Now for something completely different - a film review! We watched 'Australia' about three weeks ago...
Well we finally got to see the film, "AUSTRALIA" today in Phuket. If Baz had wanted uncritical howls of support, all he had to do was conduct his pre-screenings in a country with a heap of ex-pat Aussies in the audience. It might have been cliched (David Gulpilil on one leg everywhere), full of potentially embarrassing moments, but somehow it just worked! Even with Thai sub-titles.
In the beginning I couldn't decide if it was a send-up of the epic genre, an odd kind of comedy, or too many categories in one box. After those cattle were pushed across the desert (and who cares about the geography, for pete's sake), I was right in there. The wonderful shots of a handful of stockmen holding a mob of 1500 shorthorns (and bless Baz, he got the stock right for the time - not a bloody Brahman in sight, or a Hereford) against the backdrop of that Western VRD country, all those table top hills and the dry spreading plains, had me in goosebumps of memory. And the cattle RUSHED! They didn't bloody STAMPEDE!! And the men were riding around the mob at night singing to them to keep them calm and half awake. He got so many details right, that I'll forgive him all the criticisms by the filmerati. The first third was pretty much a caricature of character and story, but it was allowed to develop into something a little less slapstick after that.
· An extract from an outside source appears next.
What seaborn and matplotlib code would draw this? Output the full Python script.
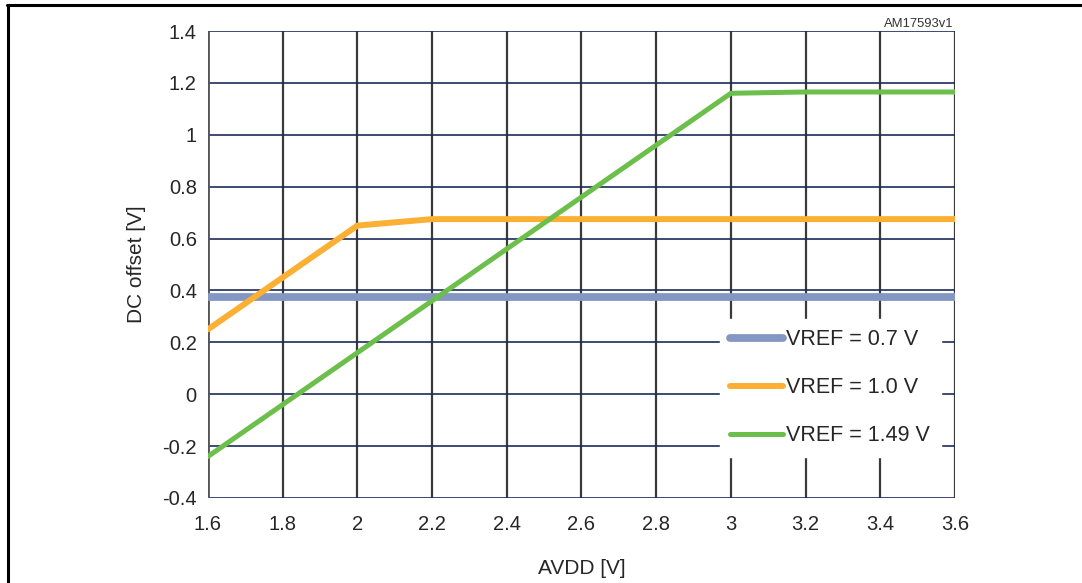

As a piece of tourism propaganda, it was so good I was thinking, What the heck am I doing in Thailand??? However the CGI in-fills were a bit amateurish for 2008, especially the Darwin port scenes that looked like Baz had just photocopied that painting about the Bombing of Darwin and cut and pasted it in the appropriate places. As for the bombing of Darwin itself, it was the part of the movie where I actually did have tears in my eyes. I suddenly thought, 'My God, this is my home being bombed! This is MY town!" I could feel Lex beside me reacting the same way.
And finally, could any discussion of "Australia" be complete without a reference to our boy Hugh. The scene where Nicole watches The Drover having a bath out of a waterbag was the Antipodean answer to a soggy Mr Darcy striding out of his weedy pond (and I LOVE Pride and Prejudice!). It was an hilarious scene, overplayed to the hilt, Jackman's very own Manpower moment. Great stuff! Nicole's Sarah seemed a bit overplayed at first as the caricature of English Duchess in the Outback, but even her role settled down into more drama than dramatics eventually.
David Wenham did such a good job as the bad guy, I almost cheered when Gulpilil skewered him with the iron bar from the top of the water tank.
All in all, it was as if Baz just had a lot of fun in the first half, and in the second said, come on guys, be serious now, we're supposed to be making a movie. It won't get an Oscar, and neither will Nic or Hugh, but that wonderful young boy who played Nulla should get a nomination for sure, and the cinematography. Yes it probably could have been tightened up in places, and perhaps it could have been a lot shorter, but it was great entertainment on a lot of levels. Can't ask for much more than that.
Finally, no one in the theatre had a clue why there was cheering and clapping coming from our row in the opening scenes of the film. The real hero of “Australia” was our very own Tom Silvester as the Qantas pilot!